Tuesday, August 10, 2010
The Richest Hill on Earth
Doig's Historic Fiction...Butte in 1919
By 1919, Butte, Montana had fully made the transition from mining camp to industrial city. It is no exaggeration to say that the copper mining city, a mile high in the Rockies, was the most important mining center in the country. What a place it must have been - ethnically diverse, a cauldron of labor unrest; a place where culture, politics and big business collided.
Ivan Doig's latest book - Work Song - deals with all this history in a compelling, engaging way that liberally mixes a novel's plot with historical background. Doig understands what makes Butte such a fascinating and enduringly important place. In a recent interview with the Seattle Times the author of novels, non-fiction and a great memoir This House of Sky said that he encounters people from Butte at his book reading/signing sessions and "they're still proud of Butte and still taken with it."
Julia Keller, the cultural critic for the Chicago Tribune, like me, really enjoyed the new Doig, saying it captures the American spirit.
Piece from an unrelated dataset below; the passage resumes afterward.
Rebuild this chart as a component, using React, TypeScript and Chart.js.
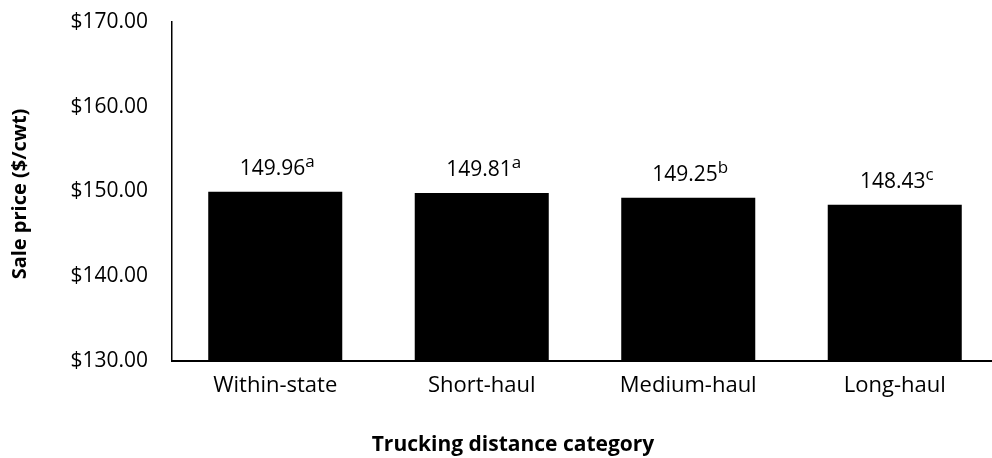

Keller wrote, "Doig, grand storyteller that he is, understands this (spirit). His books — with "Work Song," the tally hits 13 — explore the American West with humor and pathos. His men and women are drifters, gamblers, barkeeps, landladies, cowboys, thugs, poets and librarians, and that's just the smallest peek at his census."
The New York Times featured Work Song in the Sunday Book Review and also did an interview with Doig about his own work and reading habits. Big surprise for a guy writing about Butte, he loves Roddy Doyle's book The Commitments about a band of young Irish musicians in Dublin.
Doig has long objected, in his gentle and gentlemanly way, to being characterized as a "western writer." Tim Rutten, writing in the Los Angeles Times gives him his due. "Ivan Doig is an exemplary regional voice in American letters," Rutten says, "which simply means he is a very fine writer who has chosen to site his work in the West, particularly in Montana, where he was born and grew up."
Among the reviews of Work Song that I reviewed, only the Washington Post's Jonathan Yardley took shots at the tight, little historical novel calling it "uninviting" and "a world-class dud" among other pejoratives. I can't agree.
I wonder if the typically provocative Yardley has ever been to Butte. In 1919, the Anaconda Company, the powerful economic and political force in Montana, secretly owned virtually all the newspapers in the state and, of course, in his book Doig pokes many sticks at "the company."
I'm not suggesting that the eminent critic of the Washington Post is some how secretly carrying water for the long-dead Anaconda Company, but his review is every bit as much of a polemic as you might have found on the front page of the company's Butte newspaper in 1919. Which is to say, read Work Song for yourself and see if its not a pretty decent summer read with a realistic dose of the truth-stranger-than-fiction history of the "richest hill on earth."